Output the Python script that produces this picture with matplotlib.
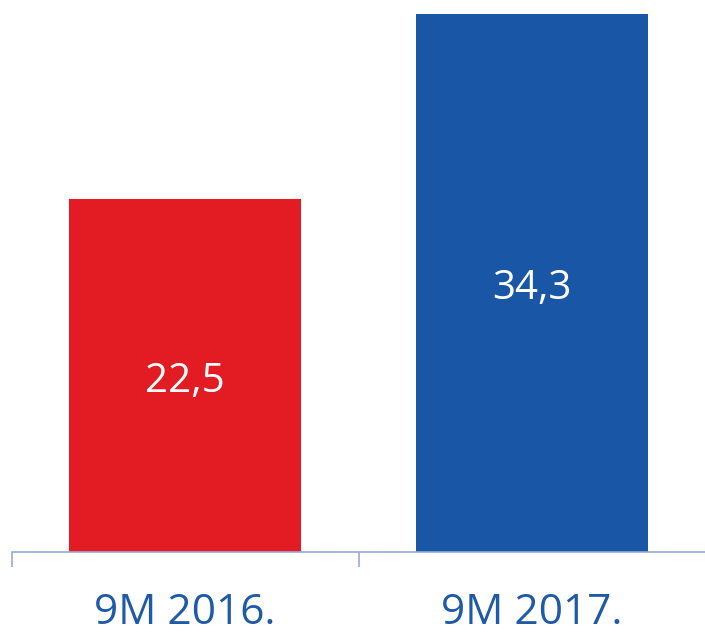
import matplotlib
matplotlib.use("Agg")
import matplotlib.pyplot as plt

categories = ["9M 2016.", "9M 2017."]
values = [22.5, 34.3]
value_labels = ["22,5", "34,3"]
colors = ["#E31B23", "#1A56A6"]

plt.rcParams['font.family'] = ['Open Sans', 'DejaVu Sans']

fig = plt.figure(figsize=(7.05, 6.33), dpi=100)
ax = fig.add_axes([12/705, 81/633, 693/705, 552/633])

x = list(range(len(categories)))
bars = ax.bar(x, values, width=0.67, color=colors, zorder=2)
for b, lab in zip(bars, value_labels):
    ax.text(b.get_x() + b.get_width()/2, b.get_height()/2 - 0.4, lab,
            ha='center', va='center', color='white', fontsize=29)

ax.set_xlim(-0.5, len(categories) - 0.5)
ax.set_ylim(0, 35.16)
for s in ['left', 'right', 'top']:
    ax.spines[s].set_visible(False)
ax.spines['bottom'].set_color('#9AAAD2')
ax.spines['bottom'].set_linewidth(1.2)
ax.set_yticks([])
ax.set_xticks(x)
ax.set_xticklabels(categories, fontsize=30.5, color='#1F5AA6')
ax.tick_params(axis='x', which='major', length=0, pad=29)
ax.set_xticks([-0.5, 0.5], minor=True)
ax.tick_params(axis='x', which='minor', length=11, width=1.2, color='#9AAAD2')

fig.savefig("out.png", dpi=100)
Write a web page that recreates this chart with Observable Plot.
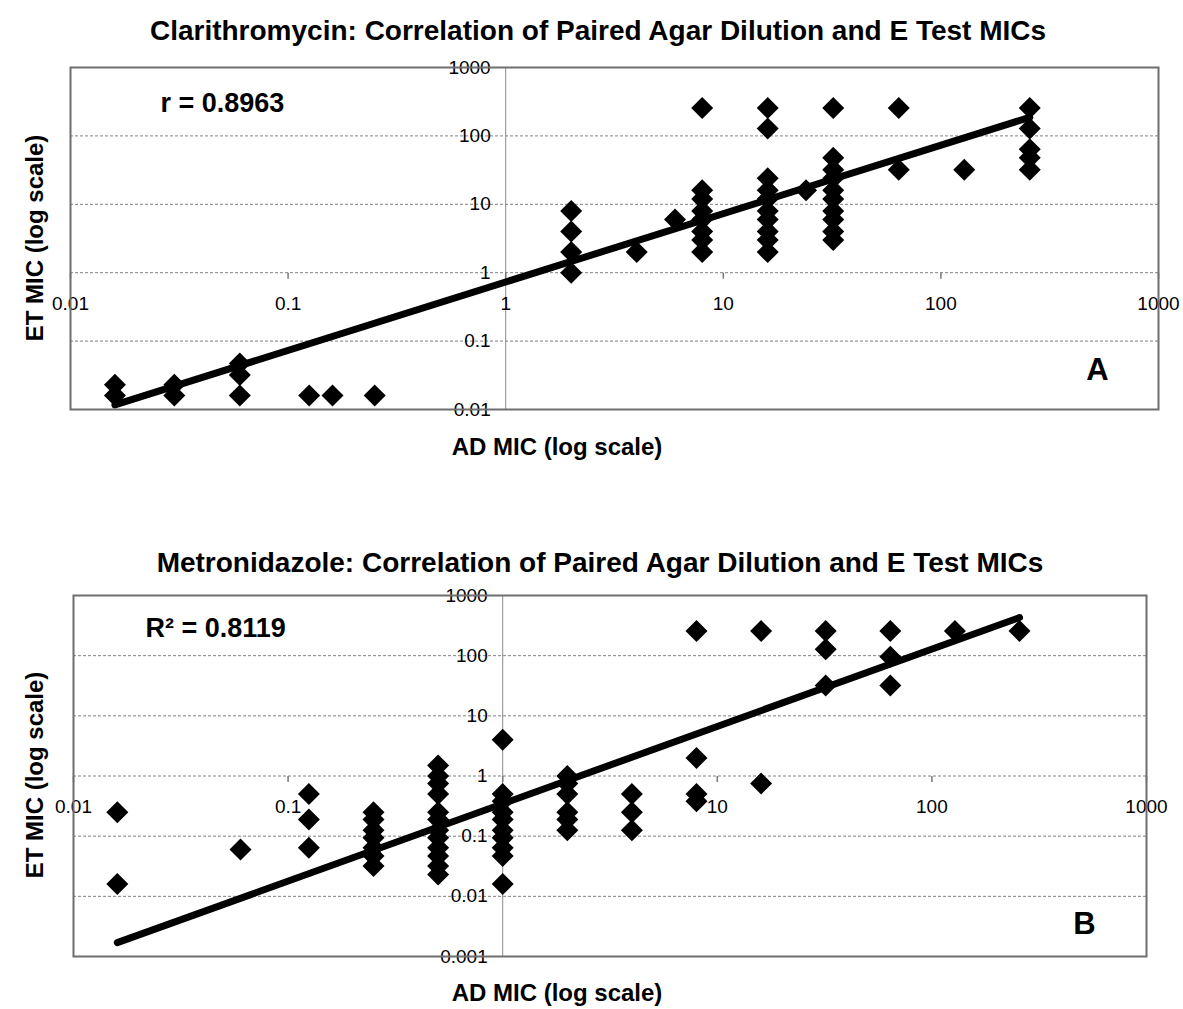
<!DOCTYPE html>
<html>
<head>
<meta charset="utf-8">
<script src="https://cdn.jsdelivr.net/npm/d3@7"></script>
<script src="https://cdn.jsdelivr.net/npm/@observablehq/plot@0.6"></script>
<style>
  html, body { margin: 0; padding: 0; background: #fff; }
  #wrap { position: relative; width: 1183px; height: 1009px; background: #fff; font-family: "Liberation Sans", Arial, sans-serif; color: #000; }
  .t { position: absolute; white-space: nowrap; font-weight: bold; line-height: 1; transform: translate(-50%, -50%); }
  .rot { transform: translate(-50%, -50%) rotate(-90deg); }
  .plot { position: absolute; left: 0; }
</style>
</head>
<body>
<div id="wrap"></div>
<script>
// ---- Data ----
const titleA = "Clarithromycin: Correlation of Paired Agar Dilution and E Test MICs";
const titleB = "Metronidazole: Correlation of Paired Agar Dilution and E Test MICs";
const xTitle = "AD MIC (log scale)";
const yTitle = "ET MIC (log scale)";
const statA = "r = 0.8963";
const statB = "R² = 0.8119";

const xTicks = [0.01, 0.1, 1, 10, 100, 1000];
const xTickLabels = ["0.01", "0.1", "1", "10", "100", "1000"];
const yTicksA = [0.01, 0.1, 1, 10, 100, 1000];
const yTickLabelsA = ["0.01", "0.1", "1", "10", "100", "1000"];
const yTicksB = [0.001, 0.01, 0.1, 1, 10, 100, 1000];
const yTickLabelsB = ["0.001", "0.01", "0.1", "1", "10", "100", "1000"];

// Clarithromycin: agar dilution MIC (x) vs E test MIC (y)
const clarAD = [0.016, 0.016, 0.03, 0.03, 0.06, 0.06, 0.06, 0.125, 0.16, 0.25,
  2, 2, 2, 2, 4, 6,
  8, 8, 8, 8, 8, 8, 8, 8,
  16, 16, 16, 16, 16, 16, 16, 16, 16, 16,
  24,
  32, 32, 32, 32, 32, 32, 32, 32, 32, 32,
  64, 64, 128,
  256, 256, 256, 256, 256];
const clarET = [0.016, 0.023, 0.016, 0.023, 0.016, 0.032, 0.047, 0.016, 0.016, 0.016,
  1, 2, 4, 8, 2, 6,
  2, 3, 4, 6, 8, 12, 16, 256,
  2, 3, 4, 6, 8, 12, 16, 24, 128, 256,
  16,
  3, 4, 6, 8, 12, 16, 24, 32, 48, 256,
  32, 256, 32,
  32, 48, 64, 128, 256];
const clarTrendX = [0.016, 256];
const clarTrendY = [0.0117, 187];

// Metronidazole
const metroAD = [0.016, 0.016, 0.06, 0.125, 0.125, 0.125,
  0.25, 0.25, 0.25, 0.25, 0.25, 0.25, 0.25,
  0.5, 0.5, 0.5, 0.5, 0.5, 0.5, 0.5, 0.5, 0.5, 0.5, 0.5, 0.5,
  1, 1, 1, 1, 1, 1, 1, 1, 1, 1,
  2, 2, 2, 2, 2, 2,
  4, 4, 4,
  8, 8, 8, 8,
  16, 16,
  32, 32, 32,
  64, 64, 64,
  128, 256];
const metroET = [0.016, 0.25, 0.06, 0.064, 0.19, 0.5,
  0.032, 0.047, 0.064, 0.094, 0.125, 0.19, 0.25,
  0.023, 0.032, 0.047, 0.064, 0.094, 0.125, 0.19, 0.25, 0.5, 0.75, 1, 1.5,
  0.016, 0.047, 0.064, 0.094, 0.125, 0.19, 0.25, 0.38, 0.5, 4,
  0.125, 0.19, 0.25, 0.5, 0.75, 1,
  0.125, 0.25, 0.5,
  0.38, 0.5, 2, 256,
  0.75, 256,
  32, 128, 256,
  32, 96, 256,
  256, 256];
const metroTrendX = [0.016, 256];
const metroTrendY = [0.0017, 430];

// ---- Helpers ----
const diamond = {
  draw(ctx, size) {
    const r = 11;
    ctx.moveTo(0, -r); ctx.lineTo(r, 0); ctx.lineTo(0, r); ctx.lineTo(-r, 0); ctx.closePath();
  }
};
const tickDown = {
  draw(ctx, size) { ctx.moveTo(0, 0); ctx.lineTo(0, 6); }
};
const FONT = "'Liberation Sans', Arial, sans-serif";

function panel(o) {
  const pts = o.ad.map((x, i) => ({x, y: o.et[i]}));
  const trend = o.tx.map((x, i) => ({x, y: o.ty[i]}));
  const gridTicks = o.yTicks.slice(1, -1);
  return Plot.plot({
    width: 1183, height: o.height,
    marginLeft: o.ml, marginRight: o.mr, marginTop: o.mt, marginBottom: o.mb,
    x: {type: "log", domain: [xTicks[0], xTicks[xTicks.length - 1]], axis: null},
    y: {type: "log", domain: [o.yTicks[0], o.yTicks[o.yTicks.length - 1]], axis: null},
    style: {fontFamily: FONT, fontSize: "19px", background: "transparent", overflow: "visible", color: "#000"},
    marks: [
      Plot.ruleY(gridTicks, {y: d => d, stroke: "#808080", strokeWidth: 1, strokeDasharray: "3,2"}),
      Plot.ruleX([1], {stroke: "#8a8a8a", strokeWidth: 1}),
      Plot.dot(xTicks, {x: d => d, y: 1, symbol: tickDown, stroke: "#777", fill: "none", r: 3}),
      Plot.text(xTicks, {x: d => d, y: 1, text: (d, i) => xTickLabels[i], dy: 31, fontSize: 19, fill: "#000"}),
      Plot.text(o.yTicks, {x: 1, y: d => d, text: (d, i) => o.yLabels[i], textAnchor: "end", dx: -15, fontSize: 19, fill: "#000"}),
      Plot.line(trend, {x: "x", y: "y", stroke: "#000", strokeWidth: 7, strokeLinecap: "round"}),
      Plot.dot(pts, {x: "x", y: "y", symbol: diamond, fill: "#000", stroke: "none", r: 5}),
      Plot.frame({stroke: "#6e6e6e", strokeWidth: 2}),
      Plot.text([o.stat], {frameAnchor: "top-left", dx: o.statDx, dy: o.statDy, textAnchor: "start", lineAnchor: "middle", fontSize: 27, fontWeight: "bold", fill: "#000"}),
      Plot.text([o.letter], {frameAnchor: "bottom-right", dx: o.letDx, dy: o.letDy, textAnchor: "middle", lineAnchor: "middle", fontSize: 31, fontWeight: "bold", fill: "#000"})
    ]
  });
}

const wrap = document.getElementById("wrap");
function addText(txt, x, y, size, cls) {
  const d = document.createElement("div");
  d.className = "t" + (cls ? " " + cls : "");
  d.textContent = txt;
  d.style.left = x + "px";
  d.style.top = y + "px";
  d.style.fontSize = size + "px";
  wrap.appendChild(d);
}

const pA = panel({ad: clarAD, et: clarET, tx: clarTrendX, ty: clarTrendY,
  yTicks: yTicksA, yLabels: yTickLabelsA, height: 400, ml: 70, mr: 25, mt: 17, mb: 41,
  stat: statA, statDx: 90, statDy: 36, letter: "A", letDx: -61, letDy: -39});
pA.classList.add("plot");
pA.style.top = "50px";
wrap.appendChild(pA);

const pB = panel({ad: metroAD, et: metroET, tx: metroTrendX, ty: metroTrendY,
  yTicks: yTicksB, yLabels: yTickLabelsB, height: 400, ml: 73, mr: 37, mt: 15, mb: 24,
  stat: statB, statDx: 72, statDy: 33, letter: "B", letDx: -62, letDy: -32});
pB.classList.add("plot");
pB.style.top = "580px";
wrap.appendChild(pB);

addText(titleA, 598, 31, 28);
addText(xTitle, 557, 447, 24);
addText(yTitle, 35, 238, 24, "rot");
addText(titleB, 600, 563, 28);
addText(xTitle, 557, 993, 24);
addText(yTitle, 35, 775, 24, "rot");
</script>
</body>
</html>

· · · · ·

→ **STATED TASK**
Please restate the material above line by line, exactly, beginning at its first line and ending with the line that contains "ha='center', va='center', color='white', fontsize=29)", without any pictures.

→ **FINAL RESULT**
Output the Python script that produces this picture with matplotlib.
import matplotlib
matplotlib.use("Agg")
import matplotlib.pyplot as plt

categories = ["9M 2016.", "9M 2017."]
values = [22.5, 34.3]
value_labels = ["22,5", "34,3"]
colors = ["#E31B23", "#1A56A6"]

plt.rcParams['font.family'] = ['Open Sans', 'DejaVu Sans']

fig = plt.figure(figsize=(7.05, 6.33), dpi=100)
ax = fig.add_axes([12/705, 81/633, 693/705, 552/633])

x = list(range(len(categories)))
bars = ax.bar(x, values, width=0.67, color=colors, zorder=2)
for b, lab in zip(bars, value_labels):
    ax.text(b.get_x() + b.get_width()/2, b.get_height()/2 - 0.4, lab,
            ha='center', va='center', color='white', fontsize=29)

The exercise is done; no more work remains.